Johan and Marianne meet in a car, laugh, and drive off. It’s surprising in the sense that it’s hard to imagine the two of them speaking to each other again after the events of “The Illiterates,” but the miniseries doesn’t aim to surprise you. They had already been trending in this direction; Marianne wore her hair casually around her mother and Johan is back on pipes after his brief experimentation with cigarettes. The more Johan denied having a date with Lena, the more we believed him, and the more it became clear that he was going to see Marianne once more. Marianne has learned to manage how much weight her past places on her shoulders; Johan has learned to manage his temptations. The chalkboard is still messy with chalk dust, but it is now clean enough to write on again. We find out that it’s been two years since the divorce, seven years since Paula entered the picture, twenty years since they were first married. Physical distance and emotional distance has mellowed them out with one another. She is affectionate and kissy. He whistles while he makes a fire in a cottage not unlike the one that they used to have together. They are lit by a lamp in the shape of the sun, a goofy little object that is nonetheless much warmer than the fluorescent lights which chemically bathed them in “The Illiterates.” It’s possible to imagine a sweetness in the two of them that has been basically unimaginable since the first episode of the series.

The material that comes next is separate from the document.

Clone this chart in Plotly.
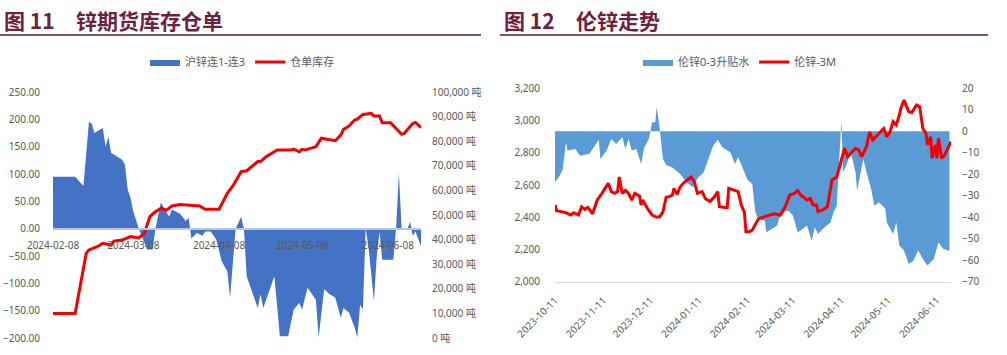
import plotly.graph_objects as go
import pandas as pd

W, H = 1007, 355

# ---------------- Left chart: 锌期货库存仓单 ----------------
shfe_start = "2024-02-08"
spread_days = [0, 8, 11, 13, 14, 15, 18, 19, 20, 21, 25, 26, 27, 28, 29, 31, 34, 36, 37, 39,
               41, 42, 43, 46, 48, 49, 50, 52, 54, 55, 57, 59, 61, 63, 64, 65, 66, 68, 69, 70,
               74, 75, 76, 80, 82, 85, 87, 89, 90, 92, 95, 96, 98, 100, 102, 104, 105, 107, 109, 110,
               111, 112, 113, 114, 116, 117, 118, 119, 123, 124, 125, 126, 128, 129, 130, 131, 133]
spread_vals = [95, 95, 78, 196, 192, 175, 184, 150, 168, 139, 126, 117, 71, 57, 32, 0, -38, -38, 0, 48,
               30, 22, 35, 27, 14, 20, -18, -8, -13, -5, -5, -20, -60, -78, -126, -55, 0, 22, 0, -87,
               -145, -120, -145, -87, -197, -197, -148, -136, -148, -108, -130, -199, -111, -120, -126, -163, -145, -154, -181, -199,
               -139, -148, 0, -32, -133, -51, -5, -57, -57, 0, 102, 0, -3, 13, -13, -5, -32]
warrant_days = [0, 8, 12, 13, 16, 18, 21, 22, 25, 28, 31, 33, 35, 37, 39, 41, 43, 46, 53, 55,
                60, 63, 65, 68, 70, 71, 74, 75, 77, 81, 86, 87, 89, 90, 91, 95, 97, 99, 102, 104,
                105, 107, 109, 110, 112, 115, 116, 118, 119, 122, 124, 126, 127, 130, 131, 133]
warrant_vals = [10000, 10000, 34400, 35800, 37100, 38500, 37800, 39400, 39800, 41200,
                40700, 42500, 49300, 51300, 52700, 52000, 53700, 54300, 53700, 52300,
                52300, 58800, 61800, 67600, 68000, 69000, 71700, 71700, 73700, 76400,
                76400, 76800, 75700, 76700, 76400, 77800, 81200, 80800, 80200, 82500,
                84800, 86200, 88600, 89000, 90900, 91300, 90200, 90200, 87500, 87500,
                85200, 82800, 83200, 87200, 87600, 85500]
left_ticks = ["2024-02-08", "2024-03-08", "2024-04-08", "2024-05-08", "2024-06-08"]

# ---------------- Right chart: 伦锌走势 ----------------
lme_start = "2023-10-11"
basis_days = [0, 3, 5, 7, 8, 13, 16, 20, 22, 24, 28, 29, 33, 36, 39, 43, 45, 47, 49, 52,
              55, 57, 60, 62, 64, 65, 67, 68, 69, 71, 75, 80, 84, 88, 91, 95, 98, 101, 104, 107,
              112, 115, 117, 120, 123, 126, 128, 130, 134, 135, 138, 142, 143, 146, 149, 152, 155, 157, 161, 164,
              166, 168, 171, 176, 178, 180, 181, 183, 184, 186, 189, 192, 193, 195, 197, 199, 202, 204, 207, 211,
              212, 216, 218, 220, 223, 226, 229, 232, 235, 238, 242, 245, 248, 251, 252]
basis_vals = [-23.7, -20.7, -17.5, -5.1, -9, -8.2, -11.4, -11, -10.5, -8.2,
              -4, -12.9, -9, -3.6, -5.9, -2.8, -8.2, -3.6, -9, -8.2,
              -15.2, -7.5, -3.6, 4.2, 4.2, 11.2, 1, -6.7, -12.9, -15.7,
              -16.8, -19.9, -23.7, -26, -22, -19.1, -12.9, -6.7, -4, -7.5,
              -9.8, -15.2, -12, -17.5, -22.5, -24.5, -37.7, -40.8, -41.6, -47,
              -45.5, -43.9, -40.8, -37.7, -36.9, -39.2, -47, -46.2, -43.9, -50.9,
              -44.7, -47.8, -45.5, -42.4, -37.7, -34.6, -20.7, 4.9, -19.1, -16,
              -9.8, -19.1, -27.6, -20.7, -12.9, -19.1, -26.9, -34.6, -33, -36.1,
              -42.4, -47.8, -42.4, -53.2, -55.5, -61.8, -60.2, -55.5, -59.4, -62.5,
              -59.4, -51.7, -54.7, -55.5, -55.5]
price_days = [0, 1, 4, 7, 10, 12, 15, 17, 19, 21, 24, 27, 30, 33, 34, 36, 38, 40, 41, 43,
              45, 47, 49, 51, 54, 55, 56, 59, 62, 65, 67, 69, 71, 73, 75, 76, 78, 80, 83, 87,
              89, 91, 94, 96, 99, 102, 104, 105, 110, 111, 114, 117, 119, 121, 122, 124, 126, 128, 130, 134,
              137, 140, 144, 147, 150, 153, 155, 157, 161, 163, 165, 167, 168, 171, 174, 177, 180, 182, 185, 187,
              189, 192, 194, 196, 199, 201, 203, 205, 210, 212, 214, 216, 218, 220, 221, 223, 226, 228, 231, 233,
              235, 237, 238, 240, 241, 243, 244, 245, 247, 249, 251, 253]
price_vals = [2476, 2441, 2435, 2428, 2414, 2428, 2414, 2465, 2449, 2461,
              2421, 2507, 2548, 2589, 2610, 2559, 2548, 2559, 2650, 2548,
              2567, 2548, 2507, 2548, 2532, 2476, 2507, 2455, 2414, 2400,
              2404, 2435, 2524, 2528, 2538, 2579, 2542, 2589, 2620, 2650,
              2620, 2548, 2559, 2517, 2497, 2528, 2559, 2465, 2459, 2579,
              2569, 2559, 2476, 2430, 2310, 2310, 2320, 2352, 2390, 2404,
              2414, 2421, 2414, 2465, 2538, 2548, 2565, 2538, 2507, 2517,
              2476, 2476, 2435, 2445, 2465, 2631, 2650, 2724, 2828, 2776,
              2797, 2828, 2818, 2776, 2838, 2929, 2879, 2900, 2951, 2900,
              2929, 2993, 2973, 3034, 3076, 3127, 3055, 3050, 3096, 3086,
              2951, 2920, 2848, 2900, 2766, 2848, 2766, 2890, 2766, 2787,
              2828, 2869]
right_ticks = ["2023-10-11", "2023-11-11", "2023-12-11", "2024-01-11", "2024-02-11",
               "2024-03-11", "2024-04-11", "2024-05-11", "2024-06-11"]


def to_dates(start, days):
    return pd.Timestamp(start) + pd.to_timedelta(days, unit="D")


def px(x):
    return x / W


def py(y):
    return 1 - y / H


FONT = "Noto Sans, Noto Sans CJK SC, sans-serif"
GRAY = "#595959"
TITLE_C = "#6E2040"
RED = "#F50000"

fig = go.Figure()

fig.add_trace(go.Scatter(
    x=to_dates(shfe_start, spread_days), y=spread_vals, name="沪锌连1-连3",
    mode="lines", fill="tozeroy", fillcolor="#4472C4",
    line=dict(width=0, color="#4472C4"), xaxis="x", yaxis="y", legend="legend"))
fig.add_trace(go.Scatter(
    x=to_dates(shfe_start, warrant_days), y=warrant_vals, name="仓单库存",
    mode="lines", line=dict(width=3, color=RED), xaxis="x", yaxis="y2", legend="legend"))
fig.add_trace(go.Scatter(
    x=to_dates(lme_start, basis_days), y=basis_vals, name="伦锌0-3升贴水",
    mode="lines", fill="tozeroy", fillcolor="#5B9BD5",
    line=dict(width=0, color="#5B9BD5"), xaxis="x2", yaxis="y3", legend="legend2"))
fig.add_trace(go.Scatter(
    x=to_dates(lme_start, price_days), y=price_vals, name="伦锌-3M",
    mode="lines", line=dict(width=3, color=RED), xaxis="x2", yaxis="y4", legend="legend2"))

tickfont = dict(family=FONT, size=10, color=GRAY)

shfe_end = to_dates(shfe_start, [133])[0]
lme_end = to_dates(lme_start, [253])[0]

fig.update_layout(
    width=W, height=H, margin=dict(l=0, r=0, t=0, b=0, autoexpand=False),
    paper_bgcolor="white", plot_bgcolor="white",
    font=dict(family=FONT, color=GRAY),
    xaxis=dict(domain=[px(53), px(421)], type="date",
               range=[pd.Timestamp(shfe_start), shfe_end],
               anchor="free", position=py(229),
               tickvals=left_ticks, ticktext=left_ticks,
               showline=True, linecolor="#B4C7E7", linewidth=2,
               showgrid=False, zeroline=False, ticks="", tickfont=tickfont,
               ticklabelstandoff=7, layer="above traces", automargin=False),
    yaxis=dict(domain=[py(338), py(92)], range=[-200, 250], dtick=50,
               tickformat=".2f", anchor="x", showgrid=False, zeroline=False,
               showline=False, ticks="", tickfont=tickfont, ticklabelstandoff=12,
               automargin=False),
    yaxis2=dict(domain=[py(338), py(92)], range=[0, 100000], dtick=10000,
                tickformat=",", ticksuffix=" 吨", overlaying="y", side="right",
                anchor="x", showgrid=False, zeroline=False, showline=False,
                ticks="", tickfont=tickfont, ticklabelstandoff=10, automargin=False),
    xaxis2=dict(domain=[px(555), px(951)], type="date",
                range=[pd.Timestamp(lme_start), lme_end], anchor="y3",
                tickvals=right_ticks, ticktext=right_ticks, tickangle=-45,
                showline=True, linecolor="#D9D9D9", linewidth=1,
                showgrid=False, zeroline=False, ticks="", tickfont=tickfont,
                ticklabelstandoff=8, automargin=False),
    yaxis3=dict(domain=[py(281.7), py(88.3)], range=[-70, 20], dtick=10,
                side="right", anchor="x2", showgrid=False, zeroline=False,
                showline=False, ticks="", tickfont=tickfont, ticklabelstandoff=10,
                automargin=False),
    yaxis4=dict(domain=[py(281.7), py(88.3)], range=[2000, 3200], dtick=200,
                tickformat=",", side="left", overlaying="y3", anchor="x2",
                showgrid=False, zeroline=False, showline=False, ticks="",
                tickfont=tickfont, ticklabelstandoff=14, automargin=False),
    legend=dict(orientation="h", x=px(145), xanchor="left", y=py(62), yanchor="middle",
                font=dict(family=FONT, size=11, color=GRAY), bgcolor="rgba(0,0,0,0)",
                itemwidth=30, traceorder="normal"),
    legend2=dict(orientation="h", x=px(638), xanchor="left", y=py(62), yanchor="middle",
                 font=dict(family=FONT, size=11, color=GRAY), bgcolor="rgba(0,0,0,0)",
                 itemwidth=30, traceorder="normal"),
    showlegend=True,
)

# Titles and rules
title_font = dict(family="Noto Sans CJK SC", size=21, color=TITLE_C, weight="bold")
for x0, txt in [(2, "图 11"), (74, "锌期货库存仓单"), (502, "图 12"), (574, "伦锌走势")]:
    fig.add_annotation(x=px(x0), y=py(20), xref="paper", yref="paper", text=txt,
                       showarrow=False, xanchor="left", yanchor="middle", font=title_font)
for x0, x1 in [(0, 481), (500, 988)]:
    fig.add_shape(type="line", xref="paper", yref="paper", x0=px(x0), x1=px(x1),
                  y0=py(35), y1=py(35), line=dict(color="#5A1A33", width=1.5))

fig.write_html("out.html")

The longer they talk to one another, the more clear it is that people in this world cannot really change themselves. Henrik likes sex and cheats on Marianne. Anna seems just as intoxicated by Johan as any of the other women he’s ever seduced, but he is dissatisfied. Over dinner the two of them talk about how things might have been different if they, in their early married years, had set aside their prestigious careers and opened up a little shop. Marianne seems to think it would have worked; Johan, a little more insightfully, notes that Marianne’s ambition would have made both of them miserable. (He does not mention his own.) Back in that intimate zone which the two of them have recreated for themselves—the mirror of what should have been years ago when he came to the cottage early to tell Marianne that he was leaving her—they say almost frankly what their worldviews are. Johan sees his life as a long, deadening exercise in futility. Marianne sees her life as a long, wearying exercise in perseverance. They have sex. As always, it’s Johan’s idea, but he asks nicely for the first time in goodness knows how long, without sarcasm or irony to protect himself.

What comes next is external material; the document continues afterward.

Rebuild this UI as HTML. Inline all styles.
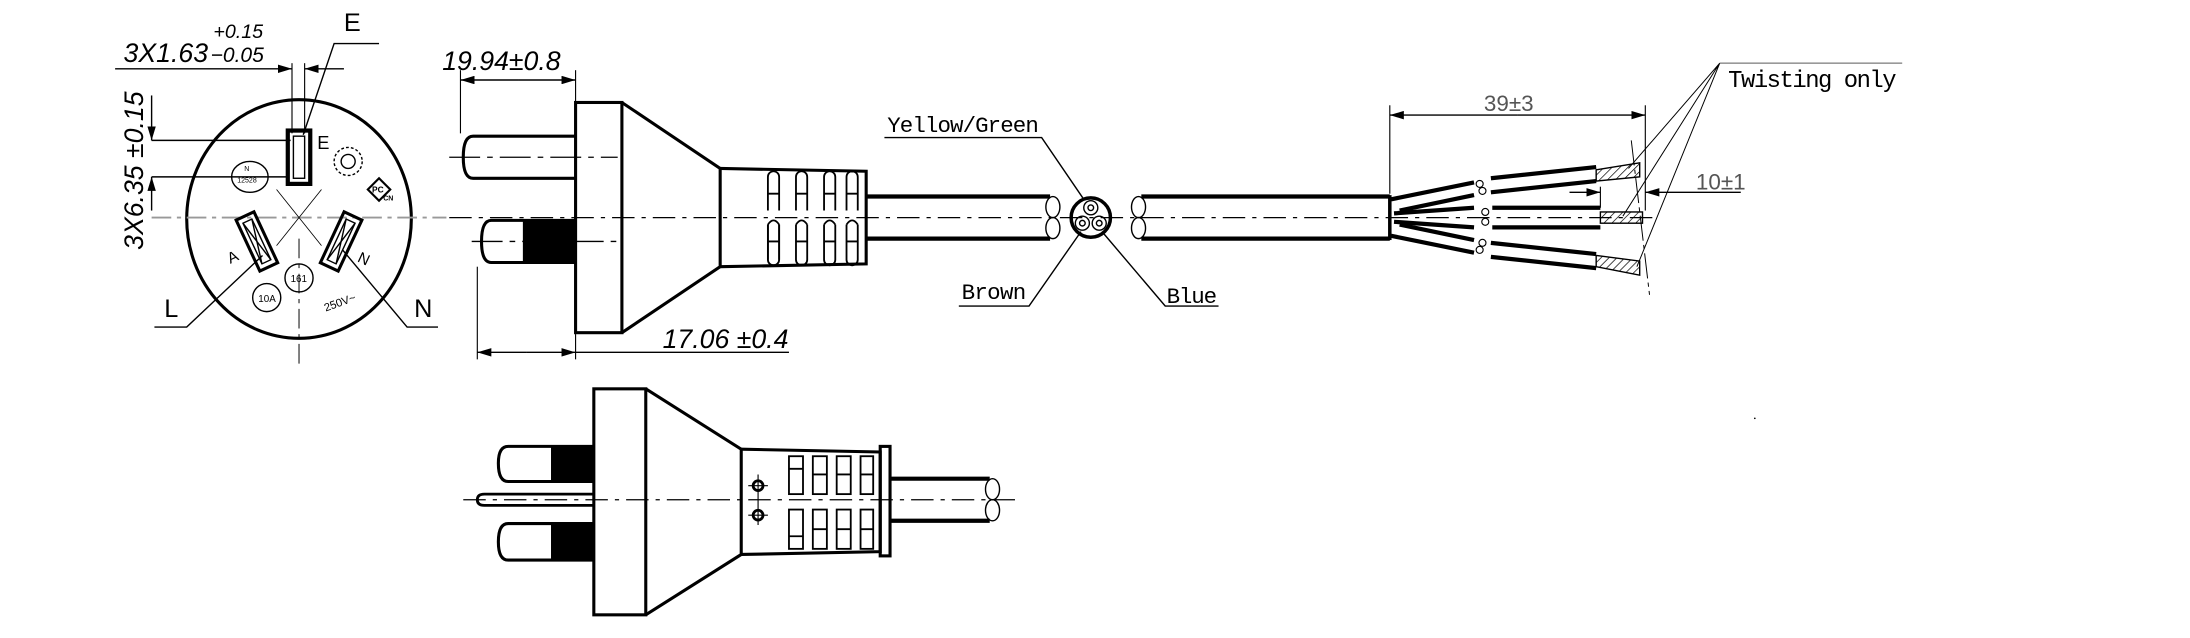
<!DOCTYPE html>
<html><head><meta charset="utf-8"><style>
html,body{margin:0;padding:0;background:#fff}
svg{display:block}
text{font-family:"Liberation Sans Narrow","Liberation Sans",sans-serif;fill:#000}
.m{font-family:"Liberation Mono","DejaVu Sans Mono",monospace}
</style></head><body>
<svg width="2190" height="638" viewBox="0 0 1560 454.5" preserveAspectRatio="none" xmlns="http://www.w3.org/2000/svg">
<defs>
<marker id="a" viewBox="0 0 10 6" refX="10" refY="3" markerWidth="10" markerHeight="6" orient="auto-start-reverse" markerUnits="userSpaceOnUse"><path d="M0,0L10,3L0,6z" fill="#000"/></marker>
<pattern id="h" width="4" height="4" patternUnits="userSpaceOnUse" patternTransform="rotate(45)"><line x1="0" y1="0" x2="0" y2="4" stroke="#000" stroke-width="1"/></pattern>
</defs>
<g fill="none" stroke="#000" stroke-width="1">
<!-- face view -->
<ellipse cx="213" cy="156" rx="80" ry="85" stroke-width="2.2"/>
<line x1="108" y1="155" x2="318" y2="155" stroke="#999" stroke-dasharray="14,4,3,4" stroke-width="1.3"/>
<line x1="213" y1="170" x2="213" y2="262" stroke-dasharray="14,4,3,4" stroke-width="0.7"/>
<line x1="197" y1="135" x2="229" y2="175" stroke-width="0.6"/><line x1="229" y1="135" x2="197" y2="175" stroke-width="0.6"/>
<rect x="205" y="93" width="16" height="38" stroke-width="3"/>
<rect x="209" y="97" width="8" height="30" stroke-width="1"/>
<g transform="translate(183,172) rotate(-25)"><rect x="-7" y="-20" width="14" height="40" stroke-width="2.2"/><rect x="-3.5" y="-16" width="7" height="32"/><line x1="-3.5" y1="-16" x2="3.5" y2="16"/><line x1="3.5" y1="-16" x2="-3.5" y2="16"/></g>
<g transform="translate(243,172) rotate(25)"><rect x="-7" y="-20" width="14" height="40" stroke-width="2.2"/><rect x="-3.5" y="-16" width="7" height="32"/><line x1="-3.5" y1="-16" x2="3.5" y2="16"/><line x1="3.5" y1="-16" x2="-3.5" y2="16"/></g>
<ellipse cx="178" cy="126" rx="13" ry="11"/>
<circle cx="213" cy="198" r="10"/>
<circle cx="190" cy="212" r="10"/>
<circle cx="248" cy="115" r="10" stroke-dasharray="2,1.5"/><circle cx="248" cy="115" r="5"/>
<path d="M262,135l8,-8l8,8l-8,8z" stroke-width="1.5"/>
<!-- E dims -->
<line x1="208" y1="45" x2="208" y2="95" stroke-width="0.8"/><line x1="217" y1="45" x2="217" y2="95" stroke-width="0.8"/>
<line x1="82" y1="49" x2="208" y2="49" marker-end="url(#a)"/><line x1="245" y1="49" x2="217" y2="49" marker-end="url(#a)"/>
<path d="M216,96L238,31H270"/>
<line x1="108" y1="100" x2="207" y2="100"/><line x1="108" y1="126" x2="206" y2="126"/>
<line x1="108" y1="68" x2="108" y2="100" marker-end="url(#a)"/><line x1="108" y1="150" x2="108" y2="126" marker-end="url(#a)"/>
<path d="M187,182L133,233H110"/><path d="M244,178L290,233H312"/>
<!-- side plug top -->
<path d="M410,97H337Q330,97 330,112Q330,127 337,127H410" stroke-width="2.2"/>
<path d="M410,157H350Q343,157 343,172Q343,187 350,187H410" stroke-width="2.2"/>
<rect x="373" y="157" width="37" height="30" fill="#000"/>
<line x1="373" y1="157" x2="373" y2="187"/>
<rect x="410" y="73" width="33" height="164" stroke-width="2.2"/>
<path d="M443,73L513,120V190L443,237" stroke-width="2.2"/>
<path d="M513,120L617,122V188L513,190" stroke-width="2.2"/>
<g stroke-width="1.3">
<path d="M547,150V126a4,4 0 0 1 8,0V150M567,150V126a4,4 0 0 1 8,0V150M587,150V126a4,4 0 0 1 8,0V150M603,150V126a4,4 0 0 1 8,0V150"/>
<path d="M547,160V185a4,4 0 0 0 8,0V160M567,160V185a4,4 0 0 0 8,0V160M587,160V185a4,4 0 0 0 8,0V160M603,160V185a4,4 0 0 0 8,0V160"/>
<path d="M547,160V185M555,160V185M547,172H555M567,172H575M587,172H595M603,172H611M547,138H555M567,138H575M587,138H595M603,138H611"/>
<path d="M547,160Q551,154 555,160M567,160Q571,154 575,160M587,160Q591,154 595,160M603,160Q607,154 611,160"/>
</g>
<line x1="617" y1="140" x2="748" y2="140" stroke-width="3"/><line x1="617" y1="170" x2="748" y2="170" stroke-width="3"/>
<ellipse cx="750" cy="147.5" rx="5" ry="7.5"/><ellipse cx="750" cy="162.5" rx="5" ry="7.5"/>
<ellipse cx="811" cy="147.5" rx="5" ry="7.5"/><ellipse cx="811" cy="162.5" rx="5" ry="7.5"/>
<circle cx="777" cy="155" r="14" stroke-width="2.5"/>
<circle cx="777" cy="148" r="5"/><circle cx="777" cy="148" r="2"/>
<circle cx="771" cy="159" r="5"/><circle cx="771" cy="159" r="2"/>
<circle cx="783" cy="159" r="5"/><circle cx="783" cy="159" r="2"/>
<line x1="813" y1="140" x2="990" y2="140" stroke-width="3"/><line x1="813" y1="170" x2="990" y2="170" stroke-width="3"/>
<line x1="990" y1="139" x2="990" y2="171" stroke-width="2.5"/>
<line x1="320" y1="155" x2="1180" y2="155" stroke-dasharray="16,5,3,5" stroke-width="0.9"/>
<line x1="320" y1="112" x2="440" y2="112" stroke-dasharray="22,5,4,5" stroke-width="0.9"/>
<line x1="336" y1="172" x2="440" y2="172" stroke-dasharray="22,5,4,5" stroke-width="0.9"/>
<!-- dims side -->
<line x1="328" y1="50" x2="328" y2="95" stroke-width="0.8"/><line x1="410" y1="50" x2="410" y2="72" stroke-width="0.8"/>
<line x1="369" y1="57" x2="328" y2="57" marker-end="url(#a)"/><line x1="369" y1="57" x2="410" y2="57" marker-end="url(#a)"/>
<line x1="340" y1="190" x2="340" y2="256" stroke-width="0.8"/><line x1="410" y1="238" x2="410" y2="256" stroke-width="0.8"/>
<line x1="375" y1="251" x2="340" y2="251" marker-end="url(#a)"/><line x1="375" y1="251" x2="410" y2="251" marker-end="url(#a)"/><line x1="410" y1="251" x2="562" y2="251"/>
<path d="M630,98H742L772,142"/><path d="M683,218H733L770,165"/><path d="M868,218H830L785,165"/>
<!-- wires -->
<g stroke-width="3">
<path d="M991,142L1050,130M1062,127L1137,119"/><path d="M997,150L1050,139M1062,137L1137,129"/>
<path d="M997,160L1050,171M1062,173L1137,181"/><path d="M991,168L1050,180M1062,183L1137,191"/>
<path d="M1063,148H1140M1063,162H1140"/>
<path d="M993,152L1050,148M993,158L1050,162"/>
</g>
<g stroke-width="0.8">
<circle cx="1054" cy="131" r="2.5"/><circle cx="1056" cy="136" r="2.5"/><circle cx="1058" cy="151" r="2.5"/><circle cx="1058" cy="158" r="2.5"/><circle cx="1056" cy="173" r="2.5"/><circle cx="1054" cy="178" r="2.5"/>
</g>
<path d="M1137,121L1168,116V126L1137,129z" fill="url(#h)"/>
<rect x="1140" y="151" width="30" height="8" fill="url(#h)"/>
<path d="M1137,182L1168,186V196L1137,190z" fill="url(#h)"/>
<line x1="1162" y1="100" x2="1175" y2="210" stroke-dasharray="18,3,3,3" stroke-width="0.7"/>
<line x1="990" y1="75" x2="990" y2="138" stroke-width="0.8"/><line x1="1172" y1="75" x2="1172" y2="150" stroke-width="0.8"/>
<line x1="1081" y1="82" x2="990" y2="82" marker-end="url(#a)"/><line x1="1081" y1="82" x2="1172" y2="82" marker-end="url(#a)"/>
<line x1="1118" y1="137" x2="1140" y2="137" marker-end="url(#a)"/><line x1="1240" y1="137" x2="1172" y2="137" marker-end="url(#a)"/>
<line x1="1140" y1="133" x2="1140" y2="148" stroke-width="0.8"/>
<line x1="1225" y1="45" x2="1355" y2="45" stroke="#999" stroke-width="1.2"/>
<path d="M1225,45L1160,120M1225,45L1156,154M1225,45L1166,190" stroke-width="0.7"/>
<!-- bottom plug -->
<line x1="330" y1="356" x2="725" y2="356" stroke-dasharray="16,5,3,5" stroke-width="0.9"/>
<path d="M423,318H362Q355,318 355,330Q355,343 362,343H423" stroke-width="2.2"/>
<path d="M423,373H362Q355,373 355,386Q355,399 362,399H423" stroke-width="2.2"/>
<rect x="393" y="318" width="30" height="25" fill="#000"/><rect x="393" y="373" width="30" height="26" fill="#000"/>
<path d="M423,352H345Q340,352 340,356Q340,360 345,360H423" stroke-width="2"/>
<rect x="423" y="277" width="37" height="161" stroke-width="2.2"/>
<path d="M460,277L528,320V395L460,438" stroke-width="2.2"/>
<path d="M528,320L627,322V393L528,395" stroke-width="2.2"/>
<rect x="627" y="318" width="7" height="78" stroke-width="2.2"/>
<g stroke-width="1.3">
<rect x="562" y="325" width="10" height="27"/><rect x="579" y="325" width="10" height="27"/><rect x="596" y="325" width="10" height="27"/><rect x="613" y="325" width="9" height="27"/>
<rect x="562" y="363" width="10" height="28"/><rect x="579" y="363" width="10" height="28"/><rect x="596" y="363" width="10" height="28"/><rect x="613" y="363" width="9" height="28"/>
<path d="M562,334H572M579,338H589M596,338H606M613,338H622M562,382H572M579,377H589M596,377H606M613,377H622"/>
</g>
<circle cx="540" cy="346" r="3.5" stroke-width="2"/><circle cx="540" cy="367" r="3.5" stroke-width="2"/>
<path d="M533,346H547M540,338V374M533,367H547" stroke-width="0.8"/>
<line x1="634" y1="341" x2="705" y2="341" stroke-width="3"/><line x1="634" y1="371" x2="705" y2="371" stroke-width="3"/>
<ellipse cx="707" cy="348.5" rx="5" ry="7.5"/><ellipse cx="707" cy="363.5" rx="5" ry="7.5"/>
</g>
<circle cx="1250" cy="298" r="0.6" fill="#000"/>
<!-- text -->
<text x="88" y="44" font-size="19" font-style="italic">3X1.63</text>
<text x="152" y="27" font-size="14" font-style="italic">+0.15</text>
<text x="150" y="44" font-size="15" font-style="italic">−0.05</text>
<text x="245" y="22" font-size="18" font-family="Liberation Serif">E</text>
<text x="226" y="106" font-size="13">E</text>
<text transform="translate(102,178) rotate(-90)" font-size="19" font-style="italic">3X6.35 ±0.15</text>
<text x="174" y="122" font-size="5">N</text><text x="169" y="130" font-size="5">12528</text>
<text x="207" y="201" font-size="7">161</text><text x="184" y="215" font-size="7">10A</text>
<text transform="translate(232,222) rotate(-20)" font-size="8">250V~</text>
<text x="265" y="137" font-size="6" font-weight="bold">PC</text><text x="273" y="143" font-size="5" font-weight="bold">CN</text>
<text x="164" y="188" font-size="11" transform="rotate(-25 164 188)">A</text>
<text x="254" y="186" font-size="11" transform="rotate(25 254 186)">N</text>
<text x="117" y="226" font-size="18" font-family="Liberation Serif">L</text>
<text x="295" y="226" font-size="18" font-family="Liberation Serif">N</text>
<text x="315" y="50" font-size="19" font-style="italic">19.94±0.8</text>
<text x="472" y="248" font-size="19" font-style="italic">17.06 ±0.4</text>
<text x="632" y="94" font-size="16" class="m" textLength="108">Yellow/Green</text>
<text x="685" y="213" font-size="16" class="m" textLength="46">Brown</text>
<text x="831" y="216" font-size="16" class="m" textLength="36">Blue</text>
<text x="1057" y="79" font-size="16" fill="#555" style="fill:#555">39±3</text>
<text x="1208" y="135" font-size="16" style="fill:#555">10±1</text>
<text x="1231" y="62" font-size="17" class="m" textLength="120">Twisting only</text>
</svg>
</body></html>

“In the Middle of the Night in a Dark House Somewhere in the World” is an anticlimactic finish to a miniseries which, at its best, goes full Ludovico technique on the viewer, and its final scene is in its own way an anticlimactic finish to the episode. Marianne has a nightmare and cuddles up with Johan, who holds her while they talk. The power of the scene is in the dialogue, which is somehow abstract and direct within moments of each other, crossing pronouncements about the sliding confusion of humanity with requests to sit wrapped around one another all night. It is as warm, in other words, as that silly lamp with the red nose which replaced the candlelight for their dinner earlier that evening. The love we share, Johan says, is “earthy and imperfect,” even if Marianne in this moment seems not to believe that she has ever been loved. He cannot describe it, and he cannot say for certain whether their love is mutual. But he believes that he loves her, and he believes that she loves him too. All he knows is that they are lying in bed together, arms around one another, in this house in the night-time somewhere in the world. The two of them have spent years making bold statements at each other; as they return to something like peacefulness in these final moments of the miniseries, how right it is that a dose of simplicity can at least alleviate the loneliness.